In the film Mary becomes the proud owner of a “little red car” which she drives badly. In real life, Manville feels she’s a fantastic driver. “I’ve been driving since I was 17, and touch wood, I’m a really good driver,” she says.
“To make it look on the camera like bad driving, you have to exaggerate it a lot, so I was doing what I thought was regular bad driving, but they said it didn’t look that bad on camera, so I said, ‘what if I park half-way up the kerb?’.”
Since Leigh introduced her to his working method, she’s always loved the liberation and freedom of not having a script. “It’s always thrilled me.
It gets quite hard when you’re really pinning the dialogue down, because you’re going to film it the next day.
You know some line is not quite right, and you’re grappling around for the right words,” she says.
“There are times when it’s challenging, but I’d choose it over having a script any day, although a great script is a great thing to have and I’ve worked on some great scripts”.
Her performance has sparked talk of awards, including an Oscar nomination.
“They should just give it to me and be done with it,” jokes Manville. “It’s very exciting. Why wouldn’t you want to be nominated for an Oscar? But it’s quite a way off.”
It would give her the opportunity to work in the US although she has no complaints about her career here.
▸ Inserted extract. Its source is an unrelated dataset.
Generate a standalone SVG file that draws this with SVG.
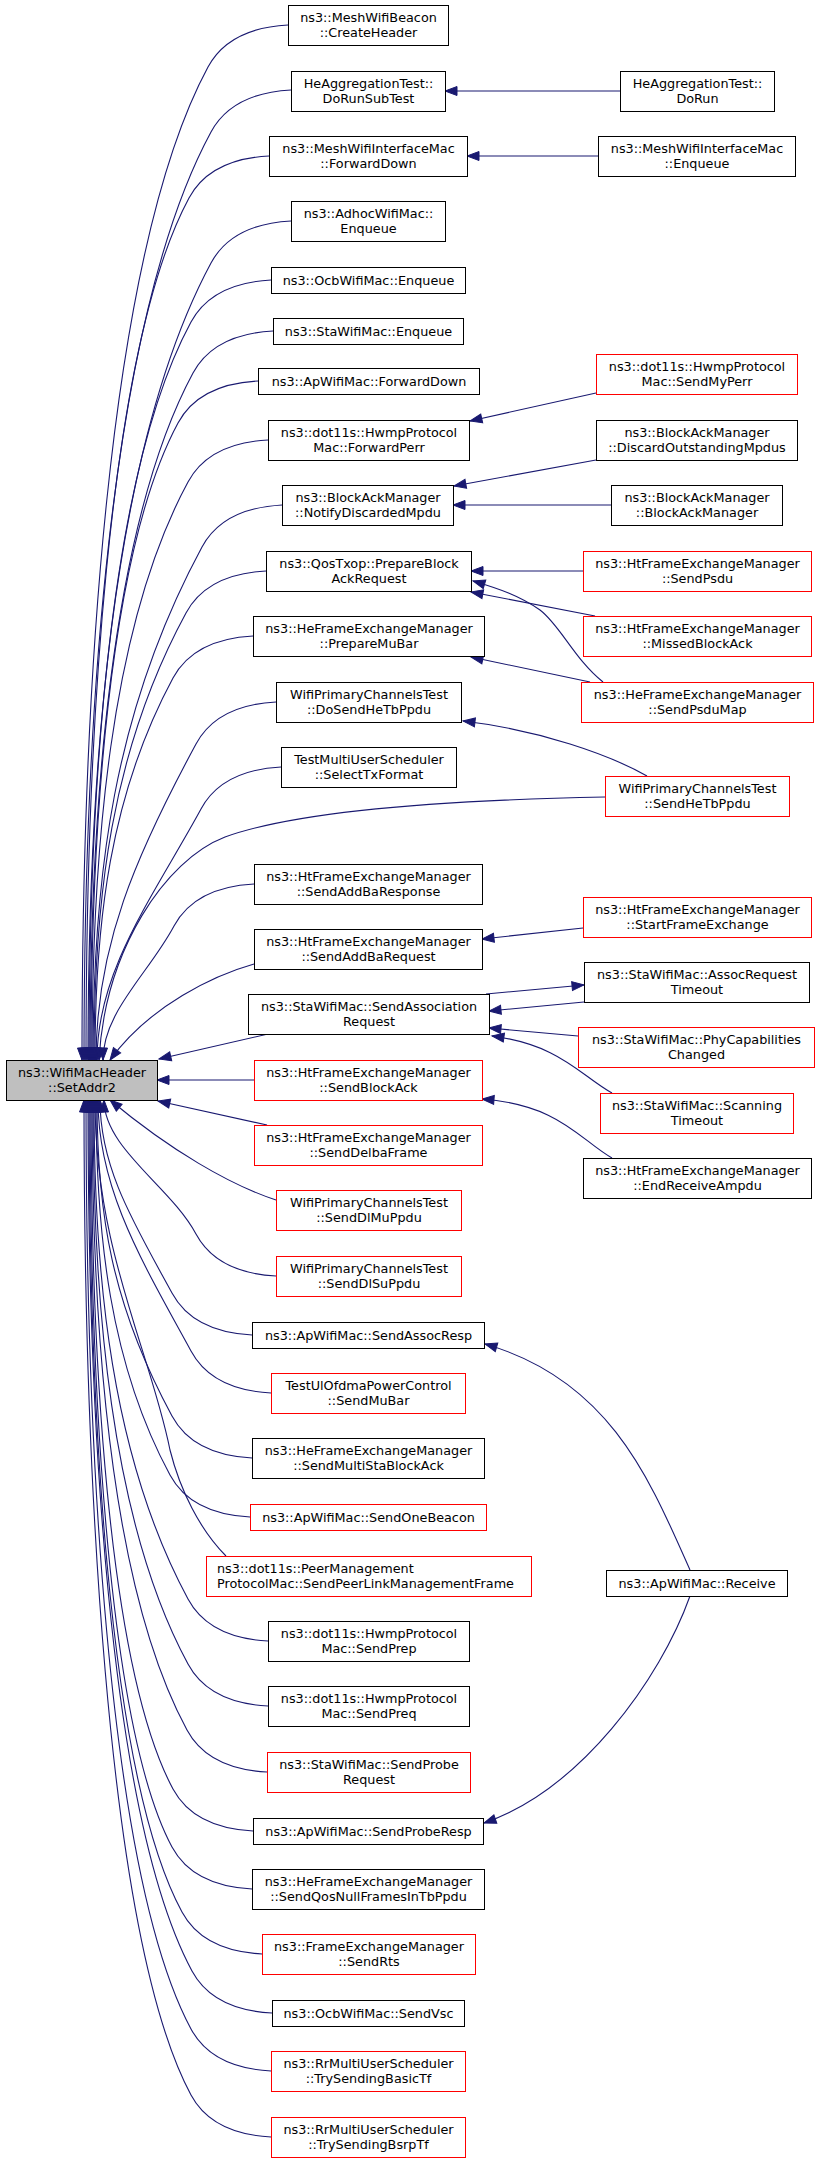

She works virtually all the time with amazing directors in the theatre, making films with Leigh and in some really good television.
“But if this film is going to afford a new little adventure for me, then I’m up for it.
“I’m clearly in it for the long haul, and I’m not looking for some kind of sudden fame, that’s ridiculous. I’m the age I am, and I’m not hungry for it in that way, but I’m up for another adventure.”
She doesn’t feel typecast as a Mike Leigh actress because there are huge gaps between working with him.
“I’ve done more stuff at the National Theatre in the last five years than I’ve done with Mike, but I don’t think people think of me as a National Theatre actress.
“Well, they can if they like, because I quite like the sound of that – Mike Leigh/National Theatre actress.”
■ Another Year (15) opens in cinemas on November 5.